* BEGIN DATA BLOCK *
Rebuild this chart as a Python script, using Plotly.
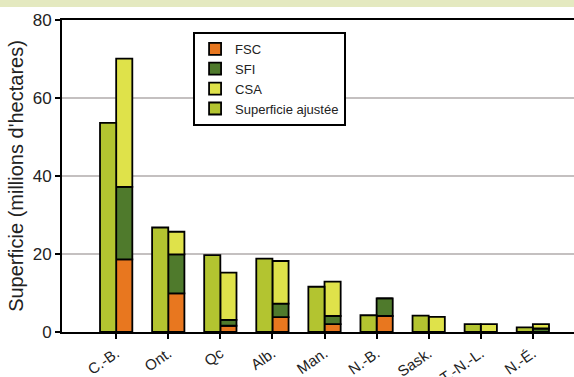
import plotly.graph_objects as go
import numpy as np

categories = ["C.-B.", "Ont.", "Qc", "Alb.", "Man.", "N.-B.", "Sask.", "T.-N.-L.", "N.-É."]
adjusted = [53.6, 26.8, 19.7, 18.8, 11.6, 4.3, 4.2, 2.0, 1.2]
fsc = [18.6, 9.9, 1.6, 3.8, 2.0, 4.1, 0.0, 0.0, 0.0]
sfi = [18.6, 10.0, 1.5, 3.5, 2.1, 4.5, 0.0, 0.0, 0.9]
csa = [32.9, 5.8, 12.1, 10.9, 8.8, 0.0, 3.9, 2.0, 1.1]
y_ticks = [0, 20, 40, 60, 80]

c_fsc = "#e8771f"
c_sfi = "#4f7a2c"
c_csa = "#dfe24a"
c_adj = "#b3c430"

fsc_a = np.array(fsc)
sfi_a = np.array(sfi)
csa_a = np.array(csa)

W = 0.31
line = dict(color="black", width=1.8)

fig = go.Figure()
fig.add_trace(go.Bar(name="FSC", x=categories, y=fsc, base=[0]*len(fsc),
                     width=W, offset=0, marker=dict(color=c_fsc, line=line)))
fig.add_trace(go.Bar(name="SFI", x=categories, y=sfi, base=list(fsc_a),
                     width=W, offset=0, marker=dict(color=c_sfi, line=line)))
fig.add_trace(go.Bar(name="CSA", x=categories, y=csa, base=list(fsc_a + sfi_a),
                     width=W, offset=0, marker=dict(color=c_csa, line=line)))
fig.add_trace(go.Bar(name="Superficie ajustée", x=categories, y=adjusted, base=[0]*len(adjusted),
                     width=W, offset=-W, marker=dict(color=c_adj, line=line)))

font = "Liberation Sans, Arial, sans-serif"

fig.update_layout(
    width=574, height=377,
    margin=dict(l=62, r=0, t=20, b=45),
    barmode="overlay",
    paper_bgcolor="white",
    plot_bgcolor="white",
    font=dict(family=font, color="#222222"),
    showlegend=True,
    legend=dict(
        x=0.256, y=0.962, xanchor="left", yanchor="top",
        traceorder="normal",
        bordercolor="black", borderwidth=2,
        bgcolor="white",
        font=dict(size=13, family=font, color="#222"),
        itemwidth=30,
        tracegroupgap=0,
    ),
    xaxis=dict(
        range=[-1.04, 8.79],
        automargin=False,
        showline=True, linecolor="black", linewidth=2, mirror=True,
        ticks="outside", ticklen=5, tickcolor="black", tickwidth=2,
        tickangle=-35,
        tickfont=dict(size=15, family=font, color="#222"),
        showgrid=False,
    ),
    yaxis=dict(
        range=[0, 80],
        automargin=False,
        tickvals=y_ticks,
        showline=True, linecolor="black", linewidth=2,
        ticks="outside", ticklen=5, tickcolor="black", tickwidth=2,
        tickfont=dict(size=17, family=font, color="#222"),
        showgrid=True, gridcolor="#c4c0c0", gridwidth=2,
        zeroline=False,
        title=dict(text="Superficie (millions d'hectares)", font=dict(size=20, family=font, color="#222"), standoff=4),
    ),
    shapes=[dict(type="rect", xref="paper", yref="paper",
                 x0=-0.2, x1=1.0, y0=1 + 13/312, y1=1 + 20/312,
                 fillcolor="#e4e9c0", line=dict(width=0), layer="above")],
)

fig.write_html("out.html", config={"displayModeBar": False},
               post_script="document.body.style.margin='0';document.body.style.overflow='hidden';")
* END DATA BLOCK *
PROBLEM TO SOLVE:
Your copy of the data above should match it exactly, except that pictures are left out.

EXERCISE RESPONSE:
Rebuild this chart as a Python script, using Plotly.
import plotly.graph_objects as go
import numpy as np

categories = ["C.-B.", "Ont.", "Qc", "Alb.", "Man.", "N.-B.", "Sask.", "T.-N.-L.", "N.-É."]
adjusted = [53.6, 26.8, 19.7, 18.8, 11.6, 4.3, 4.2, 2.0, 1.2]
fsc = [18.6, 9.9, 1.6, 3.8, 2.0, 4.1, 0.0, 0.0, 0.0]
sfi = [18.6, 10.0, 1.5, 3.5, 2.1, 4.5, 0.0, 0.0, 0.9]
csa = [32.9, 5.8, 12.1, 10.9, 8.8, 0.0, 3.9, 2.0, 1.1]
y_ticks = [0, 20, 40, 60, 80]

c_fsc = "#e8771f"
c_sfi = "#4f7a2c"
c_csa = "#dfe24a"
c_adj = "#b3c430"

fsc_a = np.array(fsc)
sfi_a = np.array(sfi)
csa_a = np.array(csa)

W = 0.31
line = dict(color="black", width=1.8)

fig = go.Figure()
fig.add_trace(go.Bar(name="FSC", x=categories, y=fsc, base=[0]*len(fsc),
                     width=W, offset=0, marker=dict(color=c_fsc, line=line)))
fig.add_trace(go.Bar(name="SFI", x=categories, y=sfi, base=list(fsc_a),
                     width=W, offset=0, marker=dict(color=c_sfi, line=line)))
fig.add_trace(go.Bar(name="CSA", x=categories, y=csa, base=list(fsc_a + sfi_a),
                     width=W, offset=0, marker=dict(color=c_csa, line=line)))
fig.add_trace(go.Bar(name="Superficie ajustée", x=categories, y=adjusted, base=[0]*len(adjusted),
                     width=W, offset=-W, marker=dict(color=c_adj, line=line)))

font = "Liberation Sans, Arial, sans-serif"

fig.update_layout(
    width=574, height=377,
    margin=dict(l=62, r=0, t=20, b=45),
    barmode="overlay",
    paper_bgcolor="white",
    plot_bgcolor="white",
    font=dict(family=font, color="#222222"),
    showlegend=True,
    legend=dict(
        x=0.256, y=0.962, xanchor="left", yanchor="top",
        traceorder="normal",
        bordercolor="black", borderwidth=2,
        bgcolor="white",
        font=dict(size=13, family=font, color="#222"),
        itemwidth=30,
        tracegroupgap=0,
    ),
    xaxis=dict(
        range=[-1.04, 8.79],
        automargin=False,
        showline=True, linecolor="black", linewidth=2, mirror=True,
        ticks="outside", ticklen=5, tickcolor="black", tickwidth=2,
        tickangle=-35,
        tickfont=dict(size=15, family=font, color="#222"),
        showgrid=False,
    ),
    yaxis=dict(
        range=[0, 80],
        automargin=False,
        tickvals=y_ticks,
        showline=True, linecolor="black", linewidth=2,
        ticks="outside", ticklen=5, tickcolor="black", tickwidth=2,
        tickfont=dict(size=17, family=font, color="#222"),
        showgrid=True, gridcolor="#c4c0c0", gridwidth=2,
        zeroline=False,
        title=dict(text="Superficie (millions d'hectares)", font=dict(size=20, family=font, color="#222"), standoff=4),
    ),
    shapes=[dict(type="rect", xref="paper", yref="paper",
                 x0=-0.2, x1=1.0, y0=1 + 13/312, y1=1 + 20/312,
                 fillcolor="#e4e9c0", line=dict(width=0), layer="above")],
)

fig.write_html("out.html", config={"displayModeBar": False},
               post_script="document.body.style.margin='0';document.body.style.overflow='hidden';")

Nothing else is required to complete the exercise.